There actually is one area of President Obama's agenda which could be plausibly described as a government takeover. That would be his plan to streamline the student loan market, eliminate the middlemen who provide no service, and allow students to borrow from the government directly, with the massive savings from that plowed into Pell Grants to help more kids go to college. If Obama were this swift with the middlemen in the insurance industry he'd be praised on the left as another FDR. As such, Sallie Mae and the others in the private student lending market, who get subsidies to do what the government can do on their own for much cheaper, don't have the power and influence to stop their own destruction.

Educational institutions currently have two ways to offer federal loans to students. In the Federal Family Education Loan (FFEL, pronounced "fell") program, the government pays subsidies to banks and lenders to dole out money to borrowers and reimburses companies up to 97% of the cost of any loan that is not paid back. The second way is the direct-loan program, created in 1993 as an alternate option, in which the government cuts out the middle man, lends money directly and gets all the profits. If the Student Aid and Fiscal Responsibility Act (SAFRA) passes both houses of Congress, the approximately 4,500 colleges and universities that are currently signed up for FFEL will have to abandon the program and start using the direct-loan option by July 1, 2010.

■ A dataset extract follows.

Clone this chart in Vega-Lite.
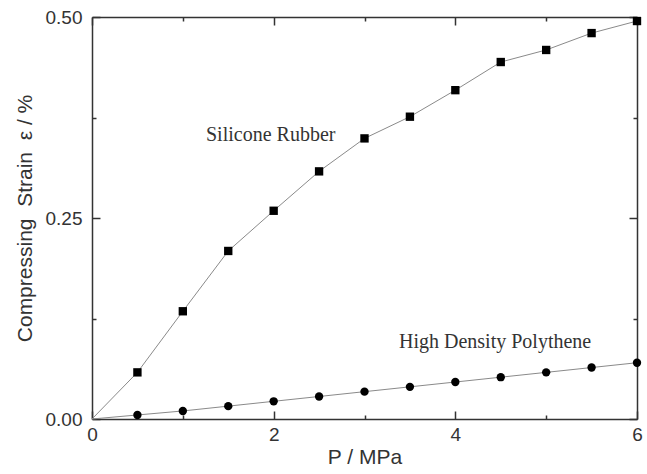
{
  "$schema": "https://vega.github.io/schema/vega-lite/v6.json",
  "width": 545,
  "height": 402,
  "autosize": "none",
  "padding": {"left": 92, "top": 17, "right": 10, "bottom": 55},
  "background": "white",
  "config": {
    "view": {"stroke": null},
    "axis": {
      "domainColor": "#333",
      "domainWidth": 1.5,
      "tickColor": "#333",
      "tickWidth": 1.5,
      "grid": false,
      "labelFlush": false,
      "labelFont": "Liberation Sans",
      "labelFontSize": 19,
      "labelColor": "#333",
      "titleFont": "Liberation Sans",
      "titleFontSize": 21,
      "titleFontWeight": "normal",
      "titleColor": "#333"
    }
  },
  "datasets": {
    "curves": [
      {"material": "Silicone Rubber", "P": 0, "strain": 0},
      {"material": "Silicone Rubber", "P": 0.5, "strain": 0.058},
      {"material": "Silicone Rubber", "P": 1, "strain": 0.134},
      {"material": "Silicone Rubber", "P": 1.5, "strain": 0.209},
      {"material": "Silicone Rubber", "P": 2, "strain": 0.259},
      {"material": "Silicone Rubber", "P": 2.5, "strain": 0.308},
      {"material": "Silicone Rubber", "P": 3, "strain": 0.349},
      {"material": "Silicone Rubber", "P": 3.5, "strain": 0.376},
      {"material": "Silicone Rubber", "P": 4, "strain": 0.409},
      {"material": "Silicone Rubber", "P": 4.5, "strain": 0.444},
      {"material": "Silicone Rubber", "P": 5, "strain": 0.459},
      {"material": "Silicone Rubber", "P": 5.5, "strain": 0.48},
      {"material": "Silicone Rubber", "P": 6, "strain": 0.495},
      {"material": "High Density Polythene", "P": 0, "strain": 0},
      {"material": "High Density Polythene", "P": 0.5, "strain": 0.005},
      {"material": "High Density Polythene", "P": 1, "strain": 0.010},
      {"material": "High Density Polythene", "P": 1.5, "strain": 0.016},
      {"material": "High Density Polythene", "P": 2, "strain": 0.022},
      {"material": "High Density Polythene", "P": 2.5, "strain": 0.028},
      {"material": "High Density Polythene", "P": 3, "strain": 0.034},
      {"material": "High Density Polythene", "P": 3.5, "strain": 0.040},
      {"material": "High Density Polythene", "P": 4, "strain": 0.046},
      {"material": "High Density Polythene", "P": 4.5, "strain": 0.052},
      {"material": "High Density Polythene", "P": 5, "strain": 0.058},
      {"material": "High Density Polythene", "P": 5.5, "strain": 0.064},
      {"material": "High Density Polythene", "P": 6, "strain": 0.070}
    ],
    "labels": [
      {"text": "Silicone Rubber", "P": 1.255, "strain": 0.353},
      {"text": "High Density Polythene", "P": 3.38, "strain": 0.096}
    ]
  },
  "resolve": {"axis": {"x": "independent", "y": "independent"}},
  "layer": [
    {
      "data": {"name": "curves"},
      "mark": {"type": "line", "color": "#8a8a8a", "strokeWidth": 1},
      "encoding": {
        "x": {
          "field": "P", "type": "quantitative",
          "scale": {"domain": [0, 6], "nice": false},
          "axis": {
            "orient": "bottom",
            "title": "P / MPa",
            "values": [0, 1, 2, 3, 4, 5, 6],
            "labelExpr": "datum.value % 2 === 0 ? datum.label : ''",
            "tickSize": {"condition": {"test": "datum.value % 2 === 0", "value": -8}, "value": -4},
            "labelPadding": 14,
            "titlePadding": 2
          }
        },
        "y": {
          "field": "strain", "type": "quantitative",
          "scale": {"domain": [0, 0.5], "nice": false},
          "axis": {
            "orient": "left",
            "title": "Compressing\u00a0\u00a0Strain\u00a0\u00a0ε / %",
            "values": [0, 0.125, 0.25, 0.375, 0.5],
            "format": ".2f",
            "labelExpr": "round(datum.value * 8) % 2 === 0 ? datum.label : ''",
            "tickSize": {"condition": {"test": "round(datum.value * 8) % 2 === 0", "value": -8}, "value": -4},
            "labelPadding": 18,
            "titlePadding": 10
          }
        },
        "detail": {"field": "material"}
      }
    },
    {
      "data": {"name": "curves"},
      "transform": [{"filter": "datum.P > 0"}],
      "mark": {"type": "point", "filled": true, "color": "black", "opacity": 1, "size": 70},
      "encoding": {
        "x": {"field": "P", "type": "quantitative", "axis": null},
        "y": {"field": "strain", "type": "quantitative", "axis": null},
        "shape": {
          "field": "material", "type": "nominal",
          "scale": {"domain": ["Silicone Rubber", "High Density Polythene"], "range": ["square", "circle"]},
          "legend": null
        }
      }
    },
    {
      "data": {"name": "labels"},
      "mark": {"type": "text", "align": "left", "baseline": "middle", "font": "Liberation Serif", "fontSize": 20, "color": "#333"},
      "encoding": {
        "x": {"field": "P", "type": "quantitative", "axis": null},
        "y": {"field": "strain", "type": "quantitative", "axis": null},
        "text": {"field": "text"}
      }
    },
    {
      "data": {"name": "curves"},
      "mark": {"type": "line", "opacity": 0},
      "encoding": {
        "x": {
          "field": "P", "type": "quantitative",
          "axis": {
            "orient": "top", "title": null, "labels": false,
            "values": [0, 1, 2, 3, 4, 5, 6],
            "tickSize": {"condition": {"test": "datum.value % 2 === 0", "value": -8}, "value": -4}
          }
        },
        "y": {
          "field": "strain", "type": "quantitative",
          "axis": {
            "orient": "right", "title": null, "labels": false,
            "values": [0, 0.125, 0.25, 0.375, 0.5],
            "tickSize": {"condition": {"test": "round(datum.value * 8) % 2 === 0", "value": -8}, "value": -4}
          }
        },
        "detail": {"field": "material"}
      }
    }
  ]
}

The House will likely pass the bill this week, and if it runs into trouble in the Senate, it could easily move through reconciliation since the whole point of it is to end wasteful subsidies to the private lending market, which expand the deficit. I think there will be 50 votes for this, as Pell Grants are popular, the private loan market serves no purpose whatsoever, and another part of the bill offers challenge grants for early childhood education, another broadly popular priority. We're going to see change - we can actually believe in! - in higher education. And the students who supported Barack Obama in record numbers will recognize this almost immediately. Savvy play.